- _Entries supplied_:
Start

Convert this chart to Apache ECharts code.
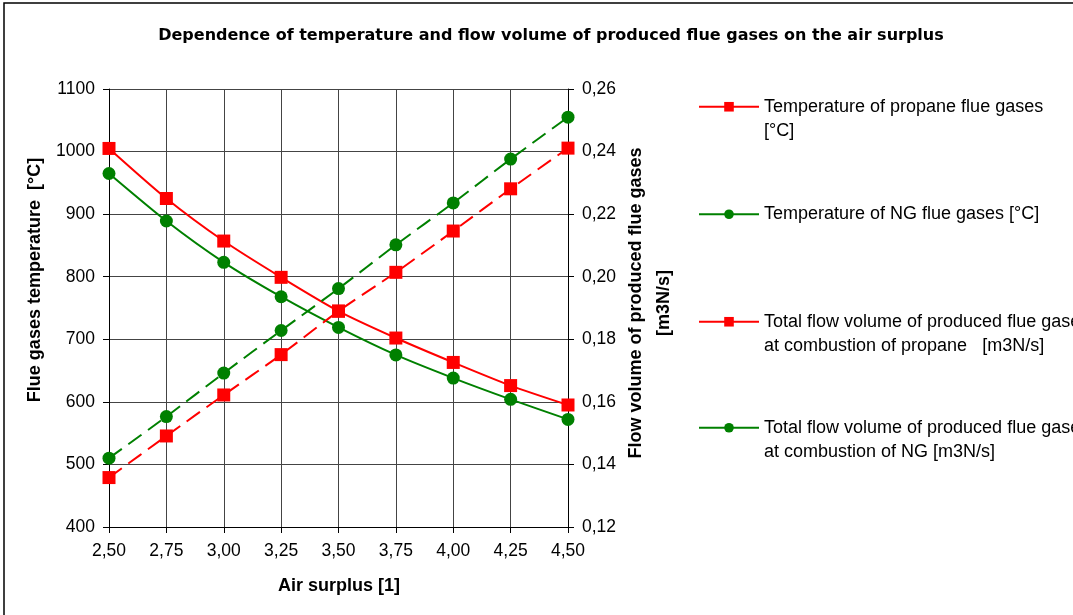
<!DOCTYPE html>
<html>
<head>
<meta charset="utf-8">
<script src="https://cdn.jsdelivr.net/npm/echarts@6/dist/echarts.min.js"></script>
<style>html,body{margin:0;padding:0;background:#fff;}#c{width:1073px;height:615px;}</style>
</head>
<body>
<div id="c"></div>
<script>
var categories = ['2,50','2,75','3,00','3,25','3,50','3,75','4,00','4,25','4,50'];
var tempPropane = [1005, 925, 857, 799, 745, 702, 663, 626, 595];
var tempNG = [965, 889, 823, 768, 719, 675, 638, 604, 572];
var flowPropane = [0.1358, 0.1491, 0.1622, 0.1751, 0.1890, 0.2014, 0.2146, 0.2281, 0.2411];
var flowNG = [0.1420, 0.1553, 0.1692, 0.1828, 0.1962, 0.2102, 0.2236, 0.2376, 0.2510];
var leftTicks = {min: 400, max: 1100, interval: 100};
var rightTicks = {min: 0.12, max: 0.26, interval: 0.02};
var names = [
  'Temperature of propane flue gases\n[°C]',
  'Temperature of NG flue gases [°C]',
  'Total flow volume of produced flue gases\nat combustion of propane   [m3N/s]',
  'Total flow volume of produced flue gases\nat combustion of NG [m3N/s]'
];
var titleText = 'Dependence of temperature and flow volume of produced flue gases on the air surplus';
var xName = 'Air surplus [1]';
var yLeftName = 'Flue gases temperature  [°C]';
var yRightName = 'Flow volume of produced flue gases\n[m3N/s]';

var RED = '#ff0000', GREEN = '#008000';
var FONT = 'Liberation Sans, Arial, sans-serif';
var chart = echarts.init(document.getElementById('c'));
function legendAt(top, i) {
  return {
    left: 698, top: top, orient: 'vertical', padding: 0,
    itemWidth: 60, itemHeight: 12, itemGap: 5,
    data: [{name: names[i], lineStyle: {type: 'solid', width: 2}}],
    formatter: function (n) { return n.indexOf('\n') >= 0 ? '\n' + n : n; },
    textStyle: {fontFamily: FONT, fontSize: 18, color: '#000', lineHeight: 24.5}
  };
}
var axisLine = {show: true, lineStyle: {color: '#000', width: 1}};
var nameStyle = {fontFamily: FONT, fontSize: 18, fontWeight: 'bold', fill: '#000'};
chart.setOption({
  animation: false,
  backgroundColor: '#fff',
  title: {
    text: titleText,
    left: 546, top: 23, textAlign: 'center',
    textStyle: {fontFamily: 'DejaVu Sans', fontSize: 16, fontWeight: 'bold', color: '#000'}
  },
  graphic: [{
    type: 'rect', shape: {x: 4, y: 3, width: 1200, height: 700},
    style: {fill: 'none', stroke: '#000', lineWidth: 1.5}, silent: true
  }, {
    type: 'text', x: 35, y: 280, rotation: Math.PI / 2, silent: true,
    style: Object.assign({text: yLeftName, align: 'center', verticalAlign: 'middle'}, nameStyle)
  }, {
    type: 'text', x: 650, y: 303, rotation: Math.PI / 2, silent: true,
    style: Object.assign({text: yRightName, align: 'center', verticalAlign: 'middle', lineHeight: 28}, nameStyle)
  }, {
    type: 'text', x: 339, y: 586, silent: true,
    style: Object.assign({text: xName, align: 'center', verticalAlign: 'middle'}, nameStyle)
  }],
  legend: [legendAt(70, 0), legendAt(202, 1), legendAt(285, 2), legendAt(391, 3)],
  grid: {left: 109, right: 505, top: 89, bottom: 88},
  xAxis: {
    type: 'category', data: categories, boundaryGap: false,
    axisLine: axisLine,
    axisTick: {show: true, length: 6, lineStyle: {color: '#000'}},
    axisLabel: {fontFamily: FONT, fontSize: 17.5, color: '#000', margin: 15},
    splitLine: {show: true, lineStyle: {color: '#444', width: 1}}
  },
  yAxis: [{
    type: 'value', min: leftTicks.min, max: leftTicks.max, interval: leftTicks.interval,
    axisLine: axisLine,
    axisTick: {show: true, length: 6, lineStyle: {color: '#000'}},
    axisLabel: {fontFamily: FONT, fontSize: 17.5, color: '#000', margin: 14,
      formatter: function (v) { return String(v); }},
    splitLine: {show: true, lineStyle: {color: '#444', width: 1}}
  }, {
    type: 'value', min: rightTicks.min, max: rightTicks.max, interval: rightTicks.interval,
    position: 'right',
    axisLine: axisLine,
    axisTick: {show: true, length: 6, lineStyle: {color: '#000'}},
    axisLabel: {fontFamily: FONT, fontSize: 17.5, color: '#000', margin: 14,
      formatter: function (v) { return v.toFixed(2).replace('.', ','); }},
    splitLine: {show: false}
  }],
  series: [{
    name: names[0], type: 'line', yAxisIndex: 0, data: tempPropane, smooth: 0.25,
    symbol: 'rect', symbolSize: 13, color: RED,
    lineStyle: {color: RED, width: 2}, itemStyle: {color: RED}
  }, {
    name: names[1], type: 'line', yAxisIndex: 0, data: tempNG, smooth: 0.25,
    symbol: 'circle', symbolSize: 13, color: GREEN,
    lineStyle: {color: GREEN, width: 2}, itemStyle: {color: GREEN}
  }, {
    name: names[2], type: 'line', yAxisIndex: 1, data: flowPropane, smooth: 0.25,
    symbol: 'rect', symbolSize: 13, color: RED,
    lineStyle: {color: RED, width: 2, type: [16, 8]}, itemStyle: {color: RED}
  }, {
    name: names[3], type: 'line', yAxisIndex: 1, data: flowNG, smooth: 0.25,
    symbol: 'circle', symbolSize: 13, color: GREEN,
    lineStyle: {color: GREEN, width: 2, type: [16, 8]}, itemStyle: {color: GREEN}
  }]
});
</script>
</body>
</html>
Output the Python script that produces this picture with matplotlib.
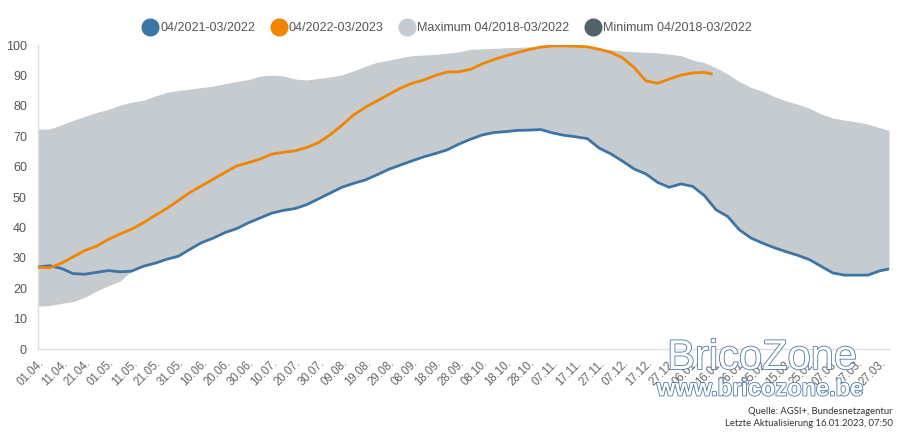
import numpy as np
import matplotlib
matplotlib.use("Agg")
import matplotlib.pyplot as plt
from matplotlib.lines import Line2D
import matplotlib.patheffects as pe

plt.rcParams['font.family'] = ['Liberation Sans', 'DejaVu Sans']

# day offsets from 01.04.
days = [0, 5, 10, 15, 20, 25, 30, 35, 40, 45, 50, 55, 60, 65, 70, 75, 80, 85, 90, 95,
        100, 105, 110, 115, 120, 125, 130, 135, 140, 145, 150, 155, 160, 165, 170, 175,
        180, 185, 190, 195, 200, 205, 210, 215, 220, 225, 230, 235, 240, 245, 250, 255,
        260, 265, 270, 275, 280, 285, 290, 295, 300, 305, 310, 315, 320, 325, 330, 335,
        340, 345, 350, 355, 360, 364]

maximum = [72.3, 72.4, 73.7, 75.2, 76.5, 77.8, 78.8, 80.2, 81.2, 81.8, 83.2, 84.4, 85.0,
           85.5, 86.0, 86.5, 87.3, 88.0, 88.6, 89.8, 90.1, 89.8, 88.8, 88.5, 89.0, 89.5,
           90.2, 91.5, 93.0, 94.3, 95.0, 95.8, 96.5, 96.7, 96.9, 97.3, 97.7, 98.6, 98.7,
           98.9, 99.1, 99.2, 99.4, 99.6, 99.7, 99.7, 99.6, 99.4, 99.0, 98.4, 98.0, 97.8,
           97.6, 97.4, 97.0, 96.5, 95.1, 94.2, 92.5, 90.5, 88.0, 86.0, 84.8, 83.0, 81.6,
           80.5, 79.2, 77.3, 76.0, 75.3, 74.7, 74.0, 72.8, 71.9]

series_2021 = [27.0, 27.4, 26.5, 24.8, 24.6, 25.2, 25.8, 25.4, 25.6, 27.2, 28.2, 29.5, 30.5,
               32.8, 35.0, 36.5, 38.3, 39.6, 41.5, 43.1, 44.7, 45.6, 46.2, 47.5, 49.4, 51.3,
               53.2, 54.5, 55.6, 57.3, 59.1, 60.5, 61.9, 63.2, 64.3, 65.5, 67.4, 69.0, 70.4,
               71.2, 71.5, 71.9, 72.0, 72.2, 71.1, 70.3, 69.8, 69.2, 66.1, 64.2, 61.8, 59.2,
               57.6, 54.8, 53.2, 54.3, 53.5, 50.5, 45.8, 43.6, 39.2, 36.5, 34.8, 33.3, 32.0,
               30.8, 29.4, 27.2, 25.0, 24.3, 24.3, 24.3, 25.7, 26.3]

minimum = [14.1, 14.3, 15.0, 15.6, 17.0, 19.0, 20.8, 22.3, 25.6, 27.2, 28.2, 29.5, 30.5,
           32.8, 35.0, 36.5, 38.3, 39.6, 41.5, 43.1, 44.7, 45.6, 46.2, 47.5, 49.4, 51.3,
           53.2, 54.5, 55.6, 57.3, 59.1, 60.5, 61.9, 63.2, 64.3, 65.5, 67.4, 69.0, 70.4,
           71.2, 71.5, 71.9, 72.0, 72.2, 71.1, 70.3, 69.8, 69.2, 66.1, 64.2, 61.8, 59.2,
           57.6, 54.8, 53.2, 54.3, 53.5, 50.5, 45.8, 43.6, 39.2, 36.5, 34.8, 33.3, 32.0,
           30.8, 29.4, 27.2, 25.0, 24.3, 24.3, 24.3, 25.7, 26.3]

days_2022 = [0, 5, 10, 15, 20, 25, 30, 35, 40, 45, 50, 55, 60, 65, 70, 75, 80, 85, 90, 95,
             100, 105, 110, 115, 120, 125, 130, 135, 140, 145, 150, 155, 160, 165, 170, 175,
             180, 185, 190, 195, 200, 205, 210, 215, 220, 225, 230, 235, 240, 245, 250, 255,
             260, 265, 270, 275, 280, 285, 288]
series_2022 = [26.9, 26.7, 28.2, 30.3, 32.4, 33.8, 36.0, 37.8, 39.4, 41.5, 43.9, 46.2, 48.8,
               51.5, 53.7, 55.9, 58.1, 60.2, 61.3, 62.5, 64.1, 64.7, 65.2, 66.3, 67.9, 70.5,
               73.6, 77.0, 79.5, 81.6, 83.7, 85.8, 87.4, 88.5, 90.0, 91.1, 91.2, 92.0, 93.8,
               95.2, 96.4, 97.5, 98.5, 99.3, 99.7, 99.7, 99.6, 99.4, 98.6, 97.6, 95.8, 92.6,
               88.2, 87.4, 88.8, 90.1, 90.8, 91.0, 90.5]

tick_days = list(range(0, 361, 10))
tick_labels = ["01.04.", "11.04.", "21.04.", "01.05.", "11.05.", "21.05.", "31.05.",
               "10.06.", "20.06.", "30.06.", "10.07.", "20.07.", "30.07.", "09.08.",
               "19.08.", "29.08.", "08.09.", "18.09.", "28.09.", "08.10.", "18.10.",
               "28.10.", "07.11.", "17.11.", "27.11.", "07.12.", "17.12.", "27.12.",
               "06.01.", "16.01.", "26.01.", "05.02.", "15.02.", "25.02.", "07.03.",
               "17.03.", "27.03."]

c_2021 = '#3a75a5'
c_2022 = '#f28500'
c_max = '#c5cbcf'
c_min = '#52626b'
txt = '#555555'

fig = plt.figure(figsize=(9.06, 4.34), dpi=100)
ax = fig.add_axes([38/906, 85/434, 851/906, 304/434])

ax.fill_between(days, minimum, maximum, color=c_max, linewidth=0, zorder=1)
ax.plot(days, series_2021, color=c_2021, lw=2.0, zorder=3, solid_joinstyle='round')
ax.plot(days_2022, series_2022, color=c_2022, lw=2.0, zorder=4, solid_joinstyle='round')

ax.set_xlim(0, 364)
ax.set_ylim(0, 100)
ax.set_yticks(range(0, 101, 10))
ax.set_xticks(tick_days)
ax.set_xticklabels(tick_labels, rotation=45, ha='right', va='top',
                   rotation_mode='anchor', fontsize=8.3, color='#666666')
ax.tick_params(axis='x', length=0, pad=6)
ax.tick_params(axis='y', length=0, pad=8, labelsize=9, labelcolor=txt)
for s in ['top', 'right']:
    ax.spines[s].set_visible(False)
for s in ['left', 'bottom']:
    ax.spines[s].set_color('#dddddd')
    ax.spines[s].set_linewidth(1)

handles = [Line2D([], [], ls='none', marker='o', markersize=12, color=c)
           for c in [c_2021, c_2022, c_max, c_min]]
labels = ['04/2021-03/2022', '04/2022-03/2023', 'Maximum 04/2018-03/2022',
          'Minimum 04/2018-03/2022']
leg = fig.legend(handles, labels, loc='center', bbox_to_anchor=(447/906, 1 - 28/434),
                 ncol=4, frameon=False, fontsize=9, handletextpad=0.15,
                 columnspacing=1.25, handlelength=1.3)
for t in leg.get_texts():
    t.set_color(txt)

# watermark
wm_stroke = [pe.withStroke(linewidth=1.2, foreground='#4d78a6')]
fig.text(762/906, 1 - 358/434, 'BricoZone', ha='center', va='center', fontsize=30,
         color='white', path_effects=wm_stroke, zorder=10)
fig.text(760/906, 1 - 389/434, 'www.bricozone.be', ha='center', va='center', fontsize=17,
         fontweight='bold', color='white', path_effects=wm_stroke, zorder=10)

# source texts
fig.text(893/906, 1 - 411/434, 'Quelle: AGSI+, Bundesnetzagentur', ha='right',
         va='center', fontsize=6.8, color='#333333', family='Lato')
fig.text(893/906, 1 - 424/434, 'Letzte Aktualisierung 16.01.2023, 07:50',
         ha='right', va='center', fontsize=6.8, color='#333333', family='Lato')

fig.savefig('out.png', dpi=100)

End

- _What the task asks_:
Skip the pictures. Restate exactly the lines from the start of the entries through the line containing "var yRightName = 'Flow", both ends included.

- _Answer to this exercise_:
Convert this chart to Apache ECharts code.
<!DOCTYPE html>
<html>
<head>
<meta charset="utf-8">
<script src="https://cdn.jsdelivr.net/npm/echarts@6/dist/echarts.min.js"></script>
<style>html,body{margin:0;padding:0;background:#fff;}#c{width:1073px;height:615px;}</style>
</head>
<body>
<div id="c"></div>
<script>
var categories = ['2,50','2,75','3,00','3,25','3,50','3,75','4,00','4,25','4,50'];
var tempPropane = [1005, 925, 857, 799, 745, 702, 663, 626, 595];
var tempNG = [965, 889, 823, 768, 719, 675, 638, 604, 572];
var flowPropane = [0.1358, 0.1491, 0.1622, 0.1751, 0.1890, 0.2014, 0.2146, 0.2281, 0.2411];
var flowNG = [0.1420, 0.1553, 0.1692, 0.1828, 0.1962, 0.2102, 0.2236, 0.2376, 0.2510];
var leftTicks = {min: 400, max: 1100, interval: 100};
var rightTicks = {min: 0.12, max: 0.26, interval: 0.02};
var names = [
  'Temperature of propane flue gases\n[°C]',
  'Temperature of NG flue gases [°C]',
  'Total flow volume of produced flue gases\nat combustion of propane   [m3N/s]',
  'Total flow volume of produced flue gases\nat combustion of NG [m3N/s]'
];
var titleText = 'Dependence of temperature and flow volume of produced flue gases on the air surplus';
var xName = 'Air surplus [1]';
var yLeftName = 'Flue gases temperature  [°C]';
var yRightName = 'Flow volume of produced flue gases\n[m3N/s]';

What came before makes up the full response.